The Jerusalem headhunters would not have been very interested in Jesus’ leadership team. They preferred the way rabbis were picked from among the most promising in their schools.
Jesus, God’s recruiter, had not recruited from the list of all-star prospects. The recruiters wondered “What good can come out of Nazareth?”
Jesus recruited ordinary people.
What’s more, they were so different from one another. The brokers would have been amazed that he apparently only had one failure.
God’s record as a recruiter
If they thought of it, they probably would not have been impressed with God’s record, either.
Let’s just take a moment and go through a list of some of the unqualified and ordinary men and women God chose to work through to do the most unexpected things.

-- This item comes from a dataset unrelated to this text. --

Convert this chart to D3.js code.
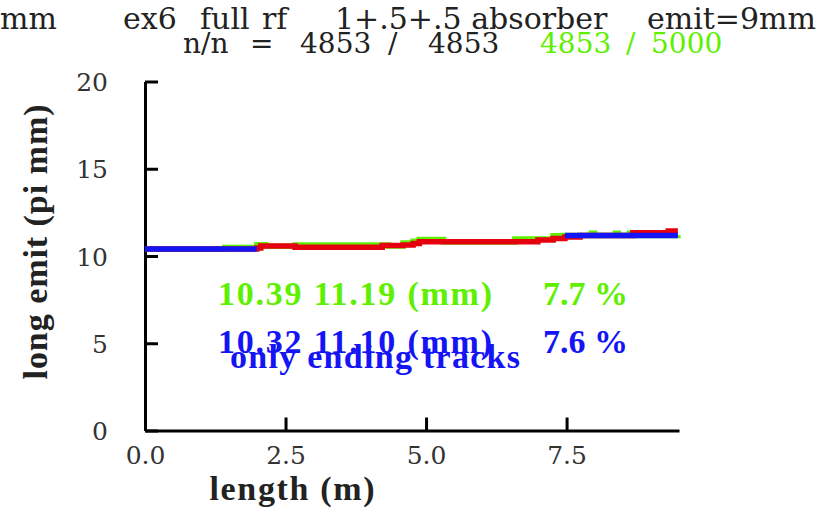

- Abraham and Sarah – an old couple past their prime who God used to build a nation. (Genesis 11-25)
- Moses – a stutterer who was God’s spokesman and leader. (Exodus 3-4)

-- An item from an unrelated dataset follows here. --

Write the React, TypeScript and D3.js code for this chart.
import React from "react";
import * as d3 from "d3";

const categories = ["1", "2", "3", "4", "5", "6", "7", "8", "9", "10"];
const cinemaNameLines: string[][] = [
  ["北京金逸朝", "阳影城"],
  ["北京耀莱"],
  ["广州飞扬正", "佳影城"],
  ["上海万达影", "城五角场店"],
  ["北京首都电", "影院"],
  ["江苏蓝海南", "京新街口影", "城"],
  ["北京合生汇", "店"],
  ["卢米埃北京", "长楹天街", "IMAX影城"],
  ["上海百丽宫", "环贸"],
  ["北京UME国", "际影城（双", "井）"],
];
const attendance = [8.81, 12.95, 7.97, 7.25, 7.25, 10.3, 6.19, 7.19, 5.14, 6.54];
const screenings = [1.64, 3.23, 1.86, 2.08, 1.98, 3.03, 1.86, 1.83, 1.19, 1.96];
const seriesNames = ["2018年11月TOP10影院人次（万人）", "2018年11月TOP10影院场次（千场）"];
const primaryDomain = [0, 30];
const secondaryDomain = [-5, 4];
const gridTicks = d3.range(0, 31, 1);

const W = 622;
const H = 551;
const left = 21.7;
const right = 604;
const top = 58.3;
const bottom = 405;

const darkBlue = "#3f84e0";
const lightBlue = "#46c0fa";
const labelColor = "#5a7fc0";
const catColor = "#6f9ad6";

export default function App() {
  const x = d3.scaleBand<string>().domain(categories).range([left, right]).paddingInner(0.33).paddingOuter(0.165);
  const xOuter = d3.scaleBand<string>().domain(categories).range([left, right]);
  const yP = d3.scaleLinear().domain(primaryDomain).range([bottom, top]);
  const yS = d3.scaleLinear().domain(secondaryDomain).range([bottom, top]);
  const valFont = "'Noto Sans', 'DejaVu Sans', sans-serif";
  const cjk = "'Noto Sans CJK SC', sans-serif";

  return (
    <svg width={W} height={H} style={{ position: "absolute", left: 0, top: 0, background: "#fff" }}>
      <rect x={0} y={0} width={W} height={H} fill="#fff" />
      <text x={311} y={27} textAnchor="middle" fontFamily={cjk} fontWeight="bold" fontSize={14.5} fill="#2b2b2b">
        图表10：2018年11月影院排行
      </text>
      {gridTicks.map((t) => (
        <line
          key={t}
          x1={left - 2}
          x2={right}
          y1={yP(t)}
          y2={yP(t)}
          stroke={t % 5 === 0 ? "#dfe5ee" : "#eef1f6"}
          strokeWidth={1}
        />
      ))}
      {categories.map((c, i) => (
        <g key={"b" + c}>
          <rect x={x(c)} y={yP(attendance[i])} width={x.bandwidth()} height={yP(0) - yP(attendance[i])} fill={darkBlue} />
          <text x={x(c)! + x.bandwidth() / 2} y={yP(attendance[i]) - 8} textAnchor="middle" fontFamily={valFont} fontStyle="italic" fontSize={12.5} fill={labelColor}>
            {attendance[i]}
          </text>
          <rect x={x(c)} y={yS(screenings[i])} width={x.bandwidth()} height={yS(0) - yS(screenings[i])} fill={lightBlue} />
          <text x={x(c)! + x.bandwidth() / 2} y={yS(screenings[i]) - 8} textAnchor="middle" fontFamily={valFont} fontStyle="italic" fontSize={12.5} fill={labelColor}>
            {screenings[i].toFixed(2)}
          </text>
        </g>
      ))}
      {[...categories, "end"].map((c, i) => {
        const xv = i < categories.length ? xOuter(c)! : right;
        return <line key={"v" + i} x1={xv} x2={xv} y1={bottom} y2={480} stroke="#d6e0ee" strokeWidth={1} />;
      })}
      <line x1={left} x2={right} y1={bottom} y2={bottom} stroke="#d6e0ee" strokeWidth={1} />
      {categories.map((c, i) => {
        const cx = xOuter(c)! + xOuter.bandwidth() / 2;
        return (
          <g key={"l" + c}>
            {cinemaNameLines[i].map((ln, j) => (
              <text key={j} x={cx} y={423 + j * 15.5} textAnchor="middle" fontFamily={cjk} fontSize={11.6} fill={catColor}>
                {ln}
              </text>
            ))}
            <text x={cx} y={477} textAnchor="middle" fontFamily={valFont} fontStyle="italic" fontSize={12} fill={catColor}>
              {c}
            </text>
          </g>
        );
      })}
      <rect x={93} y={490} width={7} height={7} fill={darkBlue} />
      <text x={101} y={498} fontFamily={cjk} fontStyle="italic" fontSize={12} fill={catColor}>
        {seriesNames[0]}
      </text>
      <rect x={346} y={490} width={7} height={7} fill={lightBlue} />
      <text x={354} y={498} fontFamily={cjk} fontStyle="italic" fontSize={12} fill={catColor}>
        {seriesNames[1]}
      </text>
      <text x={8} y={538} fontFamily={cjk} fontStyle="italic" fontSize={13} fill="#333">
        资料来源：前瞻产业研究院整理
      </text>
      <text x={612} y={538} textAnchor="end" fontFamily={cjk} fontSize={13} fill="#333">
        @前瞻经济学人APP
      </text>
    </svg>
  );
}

- Jonah –the escapist who God brought back to save Nineveh. (Jonah 1-3)
- Peter – a quitter who God brought back to start the Kingdom. (Matthew 26, John 21, Acts 1-2)
- Paul – an enemy who became the greatest missionary in the New Testament. (Acts 7-9)

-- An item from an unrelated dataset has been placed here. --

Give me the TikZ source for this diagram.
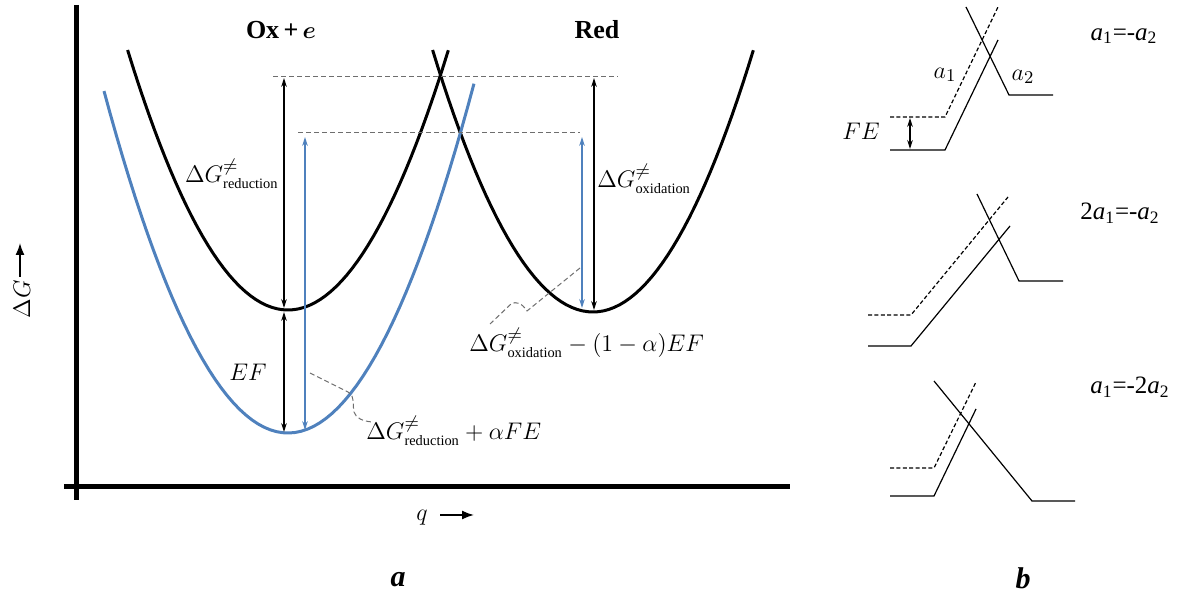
\documentclass[tikz,border=0pt]{standalone}
\usepackage{amsmath,amssymb}
\usepackage{fontspec}
\setmainfont{Liberation Serif}
\usepackage{tikz}
\usetikzlibrary{arrows.meta}
\definecolor{CurveBlue}{RGB}{79,129,189}
\definecolor{GuideGray}{RGB}{110,110,110}
\newcommand{\subtxt}[1]{\text{\fontsize{7.2}{8}\selectfont #1}}
\newcommand{\ta}[1]{\textit{a}$_{\text{#1}}$}
\tikzset{
  blackcurve/.style={draw=black,line width=1.5pt},
  bluecurve/.style={draw=CurveBlue,line width=1.5pt},
  axisline/.style={draw=black,line width=2.5pt},
  dimarrow/.style={draw=black,line width=0.6pt,
    {Stealth[length=4.5pt,width=2.8pt]}-{Stealth[length=4.5pt,width=2.8pt]}},
  bluedim/.style={dimarrow,draw=CurveBlue},
  guide/.style={draw=GuideGray,line width=0.5pt,dash pattern=on 2.5pt off 1.5pt},
  thinline/.style={draw=black,line width=0.6pt},
  thindash/.style={thinline,dash pattern=on 2pt off 1.2pt},
  lbl/.style={font=\fontsize{12.5}{15}\selectfont,inner sep=0pt},
  heading/.style={font=\fontsize{13}{15}\selectfont\bfseries,inner sep=0pt},
  panel/.style={font=\fontsize{15}{18}\selectfont\bfseries\itshape,inner sep=0pt},
}

\begin{document}
\begin{tikzpicture}[x=0.5pt,y=-0.5pt]
        \useasboundingbox (0,0) rectangle (1189,597);
        % axes
        \coordinate (yTop) at (76,5);
        \coordinate (yBot) at (76,500);
        \coordinate (xL) at (64,487);
        \coordinate (xR) at (790,487);
        \draw[axisline] (yTop)--(yBot);
        \draw[axisline] (xL)--(xR);
        % free energy curves
        \draw[blackcurve] plot[domain=-1:1,samples=61] ({288+160.4*\x},{310-260*\x*\x});
        \draw[blackcurve] plot[domain=-1:1,samples=61] ({593+160.4*\x},{312-262*\x*\x});
        \draw[bluecurve] plot[domain=-1.84:1.86,samples=61] ({288+100*\x},{433-101*\x*\x});
        % barrier levels
        \coordinate (gA) at (273,77);
        \coordinate (gB) at (618,77);
        \coordinate (gC) at (298,133);
        \coordinate (gD) at (580,133);
        \draw[guide] (gA)--(gB);
        \draw[guide] (gC)--(gD);
        \coordinate (redTop) at (284,78);
        \coordinate (redMin) at (284,308);
        \coordinate (efTop) at (284,312);
        \coordinate (efBot) at (284,432);
        \coordinate (bluL1) at (305,137);
        \coordinate (bluL2) at (305,430);
        \coordinate (bluR1) at (582,137);
        \coordinate (bluR2) at (582,308);
        \coordinate (oxTop) at (594,78);
        \coordinate (oxMin) at (594,310);
        \foreach \p/\q/\s in {redTop/redMin/dimarrow,efTop/efBot/dimarrow,
          bluL1/bluL2/bluedim,bluR1/bluR2/bluedim,oxTop/oxMin/dimarrow}
          \draw[\s] (\p)--(\q);
        % labels
        \node[heading] (oxe) at (281,30) {Ox\,+\,$\boldsymbol{e}$};
        \node[heading] (red) at (597,30) {Red};
        \node[lbl,anchor=base east] (dGred) at (279,183) {$\Delta G^{\neq}_{\subtxt{reduction}}$};
        \node[lbl,anchor=base west] (dGox) at (597,188) {$\Delta G^{\neq}_{\subtxt{oxidation}}$};
        \node[lbl] (ef) at (248,372) {$EF$};
        \node[lbl,anchor=base west] (dGredF) at (366,440) {$\Delta G^{\neq}_{\subtxt{reduction}}+\alpha FE$};
        \node[lbl,anchor=base west] (dGoxF) at (469,352) {$\Delta G^{\neq}_{\subtxt{oxidation}}-(1-\alpha)EF$};
        % leaders
        \coordinate (ldA) at (580,268);
        \coordinate (ldB) at (490,324);
        \coordinate (ldC) at (310,373);
        \coordinate (ldD) at (372,422);
        \draw[guide] (ldA) -- (527,311) .. controls (522,303) and (516,301) .. (511,304) -- (ldB);
        \draw[guide] (ldC) -- (348,392) .. controls (356,397) and (352,405) .. (354,412)
          .. controls (356,418) and (362,421) .. (ldD);
        % axis titles
        \node[lbl,rotate=90] (dGaxis) at (22,299) {$\Delta G$};
        \coordinate (dgS) at (20,277);
        \coordinate (dgE) at (20,243);
        \draw[line width=0.8pt,-{Latex[length=6pt,width=4.5pt]}] (dgS)--(dgE);
        \node[lbl] (qaxis) at (422,518) {$q$};
        \coordinate (qS) at (440,515);
        \coordinate (qE) at (474,515);
        \draw[line width=0.8pt,-{Latex[length=6pt,width=4.5pt]}] (qS)--(qE);
        \node[panel] (pa) at (398,580) {a};
        % panel b
        \draw[thinline] (966,7) -- (1009,95) -- (1053,95);
        \draw[thindash] (890,117) -- (945,117) -- (998,7);
        \draw[thinline] (890,150) -- (945,150) -- (998,40);
        \coordinate (feTop) at (910,118);
        \coordinate (feBot) at (910,149);
        \draw[dimarrow] (feTop)--(feBot);
        \node[lbl] (fe) at (861,131) {$FE$};
        \node[lbl] (aone) at (945,75) {$a_1$};
        \node[lbl] (atwo) at (1023,77) {$a_2$};
        \node[lbl] (eqA) at (1124,36) {\ta{1}=-\ta{2}};
        \draw[thinline] (977,194) -- (1019,281) -- (1063,281);
        \draw[thindash] (868,315) -- (911,315) -- (1008,197);
        \draw[thinline] (868,346) -- (911,346) -- (1010,226);
        \node[lbl] (eqB) at (1120,213) {2\ta{1}=-\ta{2}};
        \draw[thinline] (934,381) -- (1032,501) -- (1075,501);
        \draw[thindash] (890,468) -- (934,468) -- (976,382);
        \draw[thinline] (890,496) -- (934,496) -- (976,409);
        \node[lbl] (eqC) at (1130,387) {\ta{1}=-2\ta{2}};
        \node[panel] (pb) at (1023,578) {b};
      \end{tikzpicture}
\end{document}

Jesus loved his recruits into a team
In the end, many of Jesus’ recruits literally gave their lives serving their mission to tell the “good news” about him. But who knew when they were chosen?
Peter, Andrew, James, and John were ordinary fishermen trapped in a corrupt system as taxpayers to Rome. Matthew was outside their circle since he was an apostate Jew who collaborated with Roman oppressors. Simon, the Zealot, was noted for his militant resistance to Rome. A strange gathering of individuals to entrust with his message of love.
The apostles were each deeply aware of his love for them.
Only slowly did they realize his love for the marginalized and “throw-aways” of both Jewish and Roman society.
A transformation – from a group to a team.
Just when they thought they “got it”, they showed how little they understood the meaning of his death. In the powerful experiences after his Resurrection, they began to understand his message… Go, tell the good news of what you have experienced. The outpouring of Jesus’ Spirit transformed them into a team committed to a common goal. They joined together with the mission to be the good news they had experienced.
They became more than just a group of ordinary people. Together they had a mission… to work together in welcoming not only each other as missionaries but everyone else.
Implications for the church
As I look at our society and church, I often see the superficial awareness of strangers riding in the elevator we call earth. Our sense of being sisters and brothers seems limited to just our immediate blood relatives and those who are like us.
Pope Francis is using the synod to call us to wake up to the fact that we are each chosen and loved by God to be visible signs of his love.
Over and over, he reminds us of our mission, individually and collectively, to be signs of love even to our enemies. We struggle, just as the first disciples of Jesus did, to understand its implications. In his call to journey together as Church, he encourages us to recognize and encounter the image of God in each other no matter how scarred and unworthy we feel..
Questions
- Do I recognize the love that Jesus has not only for me but each, even the least, of his brothers and sisters?
- What can I do to help awareness of how Jesus loves us and calls us to his mission of “Good News”?